Sbirciando fra i miei appunti “altosalentini” e senza tenervi sulle spine, mi pare doveroso segnalare le prove maiuscole dei due fuoriclasse locali, Patriglione e Graticciaia, entrambi frutto di raccolte tardive ed entrambi ideati con la complicità del grande Severino Garafano (rispettivamente nel 1975 e nel 1986). Il Patriglione 2010 di Rita e Rosanna Taurino è insospettabilmente gioioso nella beva, nonostante la stazza autorevole (40 euro; www.taurinovini.it), così come Graticciaia 2011 di Francesco Vallone mimetizza con garbo “vellutato” la consueta, amaroneggiante ricchezza di estratti (40 euro; www.agricolevallone.it).
Quasi a voler immediatamente scongiurare l’eventuale obiezione: <> ecco due vignaioli outsider – entrambi di stanza a Carmiano – da consigliare a chi voglia smarcarsi dai percorsi salentini più consueti: Alessandro Carrozzo (www.cantinacarrozzo.com) con l’appetitoso Bonsignore 2013, che fra rusticità e fragranza, vale molto più dei 4 euro a cui si acquista in cantina; e Giovanni Petrelli (www.cantinapetrelli.com), interprete contemporaneo delle due più nobili denominazioni d’origine locali: il Copertino Tre Archi 2013 (semplice nel frutto ma tutt’altro che prevedibile e anzi ben contrastato da una lunga scia sapida; 6 euro) e il Salice Salentino Cento Pietre 2012, ampio ma preciso nei profumi di erbe e spezie, e di convincente scioltezza al palato (basteranno 7 euro, non di più).

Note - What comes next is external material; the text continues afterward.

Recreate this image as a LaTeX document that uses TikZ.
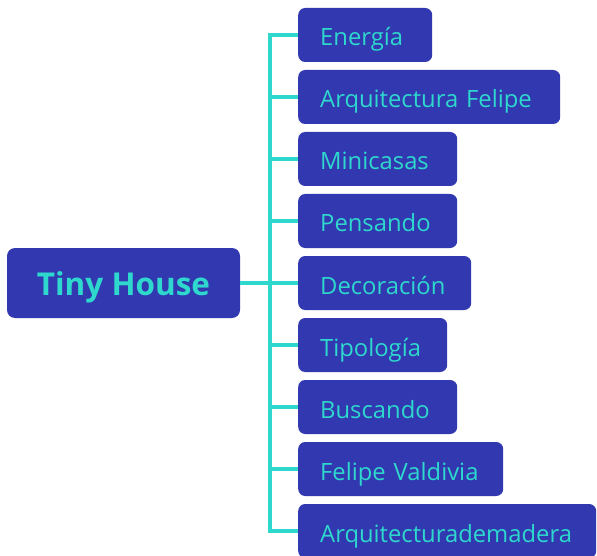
\documentclass[tikz,border=0pt]{standalone}
\usepackage{fontspec}
\setmainfont{Open Sans}
\definecolor{boxblue}{HTML}{3138B0}
\definecolor{turq}{HTML}{2ED8CC}
\tikzset{
  leaf/.style={anchor=west, fill=boxblue, rounded corners=7pt, minimum height=54pt,
    inner xsep=22pt, inner ysep=0pt, text width=#1, align=left, text=turq,
    text height=24pt, text depth=2pt,
    font=\fontsize{23.8}{26}\selectfont},
  rootbox/.style={fill=boxblue, rounded corners=8pt, minimum width=233pt, minimum height=70pt,
    text=turq, text height=28pt, text depth=4pt, font=\bfseries\fontsize{31.5}{36}\selectfont},
  link/.style={draw=turq, line width=4pt}
}
\begin{document}
\begin{tikzpicture}[x=1pt,y=1pt]
\useasboundingbox (0,0) rectangle (597,-556);
\node[rootbox] (root) at (123.5,-283) {Tiny House};
\node[leaf=90pt]  (c1) at (298,-35)  {Energía};
\node[leaf=218pt] (c2) at (298,-97)  {Arquitectura Felipe};
\node[leaf=115pt] (c3) at (298,-159) {Minicasas};
\node[leaf=115pt] (c4) at (298,-221) {Pensando};
\node[leaf=129pt] (c5) at (298,-283) {Decoración};
\node[leaf=105pt] (c6) at (298,-345) {Tipología};
\node[leaf=115pt] (c7) at (298,-407) {Buscando};
\node[leaf=161pt] (c8) at (298,-469) {Felipe Valdivia};
\node[leaf=254pt] (c9) at (298,-531) {Arquitecturademadera};
\begin{scope}[on background layer/.try]
\draw[link] (root.east) -- (c5.west);
\draw[link] (c1.west) -- ++(-28,0) |- (c9.west);
\foreach \n in {c2,c3,c4,c6,c7,c8} \draw[link] (\n.west) -- ++(-28,0);
\end{scope}
\end{tikzpicture}
\end{document}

Insomma, per concludere: quando il rosso salentino fa sue quelle risorse sapide e saline tipiche dei migliori vini del Mediterraneo, il calore e i tratti gentilmente surmaturi si rovesciano improvvisamente in golosità e risvegliano un gusto per il contrasto che dovrebbe essere di casa nel bagaglio interpretativo di ogni appassionato.
Oppure è solo un modo volutamente engagé per giustificare tre splendidi giorni trascorsi a zonzo in una terra meravigliosa, nel cuore dell’estate.